White County Sheriff  Doug Maier is echoing the advice of the county's state's attorney as it applies to the governor's stay at home Executive Order. “State's Attorney Denton Aud spoke for law enforcement in the county,” Sheriff Maier said. “I feel he made it clear that we will not enforce the Executive Order – this is not a law enforcement issue. We are more concerned with the Constitutional rights of our citizens.”

While affirming his officers won't enforce the governor's Executive Order, Sheriff Maier acknowledged that COVID-19 has had a huge impact on how his department operates. “This has been a very unique and difficult time,” Sheriff Maier said. “My staff and deputies have also been placed in a very difficult situation.
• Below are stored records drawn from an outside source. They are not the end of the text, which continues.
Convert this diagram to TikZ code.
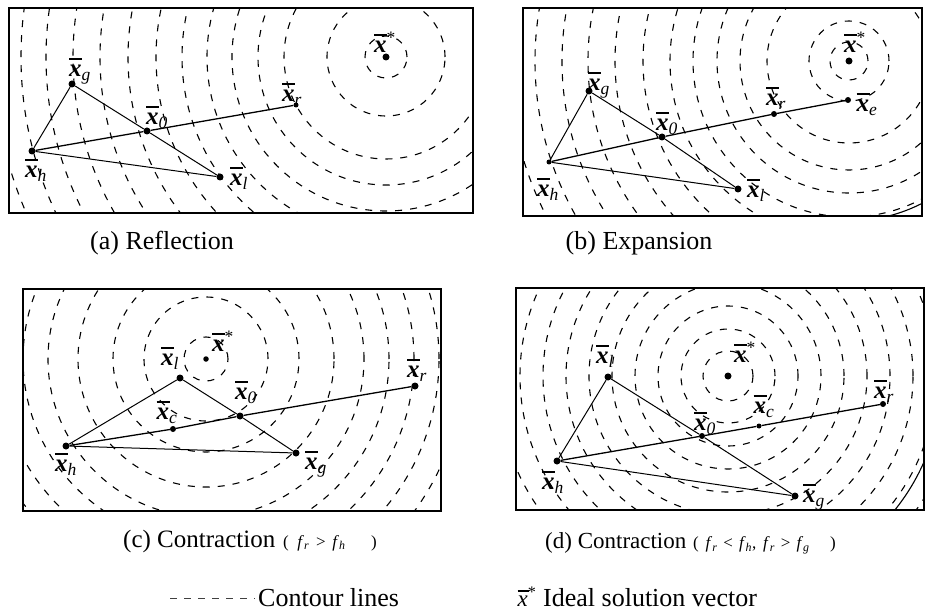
\documentclass[tikz,border=0pt]{standalone}
\usepackage{fontspec}
\setmainfont{Liberation Serif}
\newcommand{\xbv}{\makebox[0pt][l]{\raisebox{0.66em}{\rule{0.52em}{0.08em}}}\textbf{\textit{x}}}
\newcommand{\xlab}[1]{\xbv\textsubscript{\textit{#1}}}
\begin{document}
\begin{tikzpicture}[x=1pt,y=-1pt,
  contourline/.style={dash pattern=on 7pt off 8pt, line width=1.1pt},
  panelframe/.style={line width=1.4pt},
  segline/.style={line width=1pt},
  mainline/.style={line width=1.3pt},
  ptdot/.style={circle, fill, inner sep=0pt, minimum size=7pt},
  sptdot/.style={circle, fill, inner sep=0pt, minimum size=5pt},
  lab/.style={font=\fontsize{25}{27}\selectfont, inner sep=0pt},
  captext/.style={font=\fontsize{26}{28}\selectfont, inner sep=0pt},
  smalltxt/.style={font=\fontsize{17}{19}\selectfont, inner sep=0pt}]
\useasboundingbox (0,0) rectangle (927,615);

% ---------- (a) ----------
\begin{scope}
\clip (9,8) rectangle (473,213);
\foreach \r in {21,59,102,128,154,179,204,230,258,286,313,340,365,392}
  \draw[contourline] (386,57) circle[radius=\r pt];
\end{scope}
\draw[panelframe] (9,8) rectangle (473,213);
\node[ptdot] (ag) at (72,84) {};
\node[ptdot] (ah) at (32,151) {};
\node[ptdot] (a0) at (147,131) {};
\node[sptdot] (ar) at (296,105) {};
\node[ptdot] (al) at (220,177) {};
\node[ptdot] (as) at (386,57) {};
\draw[segline] (ah) -- (ag) -- (a0) -- (al) -- (ah);
\draw[mainline] (ah) -- (a0) -- (ar);
\node[lab] (agl) at (80,71) {\xlab{g}};
\node[lab] (ahl) at (36,170) {\xlab{h}};
\node[lab] (a0l) at (157,117) {\xlab{0}};
\node[lab] (arl) at (292,94) {\xlab{r}};
\node[lab] (all) at (239,178) {\xlab{l}};
\node[lab] (asl) at (385,42) {\xbv\textsuperscript{*}};
\node[captext] (acap) at (162,243) {(a) Reflection};

% ---------- (b) ----------
\begin{scope}
\clip (523,8) rectangle (922,216);
\foreach \r in {19,40,82,109,132,156,179,206,234,261,287,314,340,366}
  \draw[contourline] (849,61) circle[radius=\r pt];
\draw[line width=1.1pt] ([shift={(-61:160pt)}]849pt,-61pt) arc[start angle=-61, end angle=-78, radius=160pt];
\end{scope}
\draw[panelframe] (523,8) rectangle (922,216);
\node[ptdot] (bg) at (589,91) {};
\node[sptdot] (bh) at (549,162) {};
\node[ptdot] (b0) at (662,137) {};
\node[ptdot, minimum size=6pt] (br) at (774,114) {};
\node[ptdot, minimum size=6pt] (be) at (848,100) {};
\node[ptdot] (bl) at (738,189) {};
\node[ptdot] (bs) at (849,61) {};
\draw[segline] (bh) -- (bg) -- (b0) -- (bl) -- (bh);
\draw[mainline] (bh) -- (b0) -- (br) -- (be);
\node[lab] (bgl) at (599,85) {\xlab{g}};
\node[lab] (bhl) at (548,189) {\xlab{h}};
\node[lab] (b0l) at (667,123) {\xlab{0}};
\node[lab] (brl) at (776,98) {\xlab{r}};
\node[lab] (bel) at (867,104) {\xlab{e}};
\node[lab] (bll) at (756,190) {\xlab{l}};
\node[lab] (bsl) at (855,42) {\xbv\textsuperscript{*}};
\node[captext] (bcap) at (639,243) {(b) Expansion};

% ---------- (c) ----------
\begin{scope}
\clip (23,289) rectangle (441,511);
\foreach \r in {22,62,93,128,158,183,208,233,258}
  \draw[contourline] (206,359) circle[radius=\r pt];
\end{scope}
\draw[panelframe] (23,289) rectangle (441,511);
\node[ptdot] (cl) at (180,378) {};
\node[ptdot] (ch) at (66,446) {};
\node[ptdot, minimum size=6pt] (cc) at (173,429) {};
\node[ptdot] (c0) at (240,416) {};
\node[ptdot] (cr) at (415,386) {};
\node[ptdot] (cg) at (296,453) {};
\node[ptdot, minimum size=5.5pt] (cs) at (206,359) {};
\draw[segline] (ch) -- (cl) -- (c0) -- (cg) -- (ch);
\draw[mainline] (ch) -- (cc) -- (c0) -- (cr);
\node[lab] (cll) at (170,358) {\xlab{l}};
\node[lab] (csl) at (223,341) {\xbv\textsuperscript{*}};
\node[lab] (c0l) at (246,392) {\xlab{0}};
\node[lab] (ccl) at (167,412) {\xlab{c}};
\node[lab] (crl) at (417,370) {\xlab{r}};
\node[lab] (chl) at (66,464) {\xlab{h}};
\node[lab] (cgl) at (316,464) {\xlab{g}};
\node[captext, font=\fontsize{25}{27}\selectfont, anchor=west] (ccap) at (123,541) {(c) Contraction};
\node[smalltxt, anchor=west] (ccap2) at (283,543) {(\hspace{0.5em}\textit{f}\textsubscript{\textit{r}}\hspace{0.4em}>\hspace{0.4em}\textit{f}\textsubscript{\textit{h}}\hspace{1.5em})};

% ---------- (d) ----------
\begin{scope}
\clip (516,288) rectangle (924,510);
\foreach \r in {25,47,70,93,116,139,162,185,208,231,254}
  \draw[contourline] (728,376) circle[radius=\r pt];
\draw[line width=1.1pt] ([shift={(-24:214pt)}]728pt,-376pt) arc[start angle=-24, end angle=-40, radius=214pt];
\end{scope}
\draw[panelframe] (516,288) rectangle (924,510);
\node[ptdot] (dl) at (608,377) {};
\node[ptdot] (dh) at (557,461) {};
\node[ptdot, minimum size=6pt] (d0) at (702,436) {};
\node[sptdot] (dc) at (759,426) {};
\node[ptdot, minimum size=6pt] (dr) at (883,404) {};
\node[ptdot] (dg) at (795,496) {};
\node[ptdot] (ds) at (728,376) {};
\draw[segline] (dh) -- (dl) -- (d0) -- (dg) -- (dh);
\draw[mainline] (dh) -- (d0) -- (dc) -- (dr);
\node[lab] (dll) at (605,356) {\xlab{l}};
\node[lab] (dsl) at (745,352) {\xbv\textsuperscript{*}};
\node[lab] (drl) at (884,391) {\xlab{r}};
\node[lab] (dcl) at (764,406) {\xlab{c}};
\node[lab] (d0l) at (705,423) {\xlab{0}};
\node[lab] (dhl) at (553,482) {\xlab{h}};
\node[lab] (dgl) at (814,497) {\xlab{g}};
\node[captext, font=\fontsize{23}{25}\selectfont, anchor=west] (dcap) at (545,543) {(d) Contraction};
\node[smalltxt, anchor=west] (dcap2) at (693,545) {(\hspace{0.4em}\textit{f}\textsubscript{\textit{r}}\hspace{0.35em}<\hspace{0.35em}\textit{f}\textsubscript{\textit{h}},\hspace{0.4em}\textit{f}\textsubscript{\textit{r}}\hspace{0.35em}>\hspace{0.35em}\textit{f}\textsubscript{\textit{g}}\hspace{1.2em})};

% ---------- legend ----------
\coordinate (lga) at (170,598);
\coordinate (lgb) at (255,598);
\draw[dash pattern=on 7pt off 7pt, line width=1pt, black!75] (lga) -- (lgb);
\node[captext, anchor=west] (lgt) at (258,598) {Contour lines};
\node[font=\fontsize{23}{25}\selectfont, inner sep=0pt] (lgx) at (527,597) {\makebox[0pt][l]{\raisebox{0.66em}{\rule{0.5em}{0.06em}}}\textit{x}\textsuperscript{*}};
\node[captext, anchor=west] (lgi) at (543,598) {Ideal solution vector};
\end{tikzpicture}
\end{document}
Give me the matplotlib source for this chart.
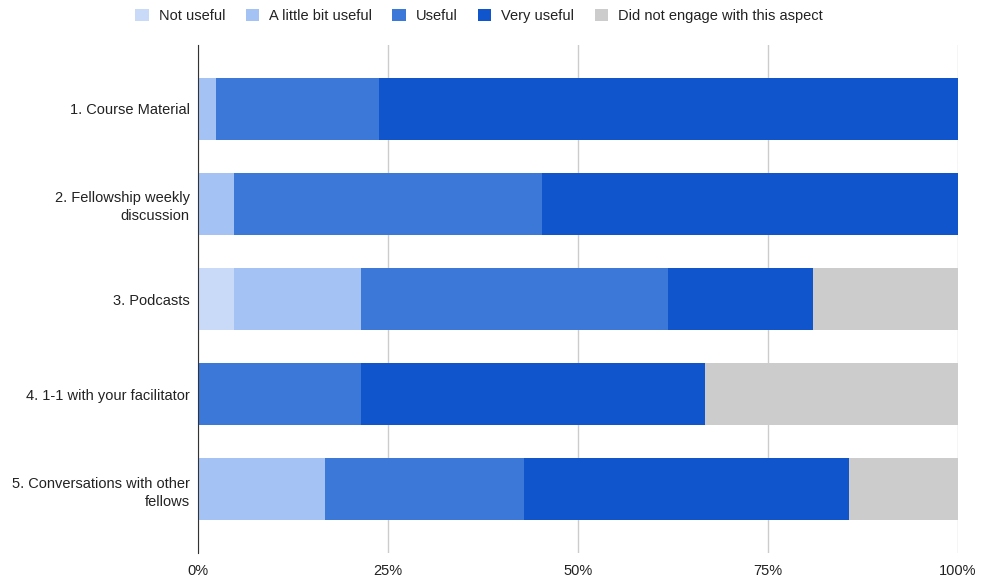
import matplotlib.pyplot as plt
import numpy as np

plt.rcParams['font.family'] = ['Liberation Sans', 'DejaVu Sans']

# survey responses (42 fellows)
aspects = ["1. Course Material", "2. Fellowship weekly\ndiscussion", "3. Podcasts",
           "4. 1-1 with your facilitator", "5. Conversations with other\nfellows"]
not_useful = [0, 0, 2, 0, 0]
little_useful = [1, 2, 7, 0, 7]
useful = [9, 17, 17, 9, 11]
very_useful = [32, 23, 8, 19, 18]
no_engage = [0, 0, 8, 14, 6]

series = [
    ("Not useful", not_useful, "#c9daf8"),
    ("A little bit useful", little_useful, "#a4c2f4"),
    ("Useful", useful, "#3c78d8"),
    ("Very useful", very_useful, "#1155cc"),
    ("Did not engage with this aspect", no_engage, "#cccccc"),
]

totals = np.sum([s[1] for s in series], axis=0)

fig = plt.figure(figsize=(9.88, 5.77), dpi=100)
ax = fig.add_axes([0.2004, 0.0416, 0.7692, 0.8804])

y = np.arange(len(aspects))
left = np.zeros(len(aspects))
for name, vals, color in series:
    pct = np.array(vals) / totals * 100
    ax.barh(y, pct, left=left, height=0.65, color=color, label=name, zorder=2)
    left += pct

ax.set_xlim(0, 100)
ax.set_ylim(4.67, -0.67)
ax.set_xticks([0, 25, 50, 75, 100])
ax.set_xticklabels(["0%", "25%", "50%", "75%", "100%"], fontsize=10.5, color="#222222")
ax.set_yticks(y)
ax.set_yticklabels(aspects, fontsize=10.5, color="#222222", multialignment="right",
                   linespacing=1.35)
ax.tick_params(axis='y', length=0, pad=6)
ax.tick_params(axis='x', length=0, pad=8)
ax.grid(axis='x', color="#cccccc", linewidth=1, zorder=0)
for sp in ["top", "right", "bottom"]:
    ax.spines[sp].set_visible(False)
ax.spines["left"].set_color("#333333")
ax.spines["left"].set_zorder(3)

fig.legend(loc="center", bbox_to_anchor=(0.485, 0.973), ncol=5, frameon=False,
           fontsize=10.5, handlelength=0.9, handleheight=0.9, handletextpad=0.7,
           columnspacing=1.4, labelcolor="#222222")

plt.savefig("out.png", dpi=100)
I am extremely proud of them for their commitment to continue to serve and protect the people of White County, placing themselves at risk to do so.”

Maier added his officers are continuing to avoid as much contact as possible by handling many of the county's non-emergency calls over the telephone. However, Maier added that in the majority of the calls, his deputies still respond in person.

Sheriff's deputies as well as corrections officers have personal protection equipment (PPE) including masks, eye protection, gloves and hand sanitizer available if the situation requires.  “Deputies do not wear masks all the time. Only when entering an environment where the risk would warrant this.” 

COVID-19 has impacted the type of calls for service the Sheriff's Department handles. “We have seen an increase in some types of criminal activity, namely domestic violence,” Sheriff Maier said. “This is expected as people have lost jobs and are asked to stay at home as much as possible. We have seen the negative effects of the “stay at home” order. Mental health and substance abuse issues have increased.”

Currently, there have been no positive COVID-19 cases at the White County jail.  The jail at Carmi houses not only White County inmates, but also inmates from neighboring Edwards and Hamilton Counties along with a number of federal prisoners.  As of May 1, the jail census stood at 49 inmates. The number of federal prisoners housed in pretrial detention has remained the same since the COVID-19 emergency with no transport and very little movement of prisoners.

In an effort to keep the inmate population healthy, Sheriff Maier said that all prisoners are checked for symptoms when entering the jail. Temperature is taken and each inmate is asked a series of questions to determine risk of exposure to the virus. If warranted, the county's medical provider will determine a course of action, the sheriff said.

Additionally, the jail is utilizing video for court appearances for both White County and out of county inmates. The use of video teleconferencing technology has eliminated transport and movement of inmates in and out of the county jail.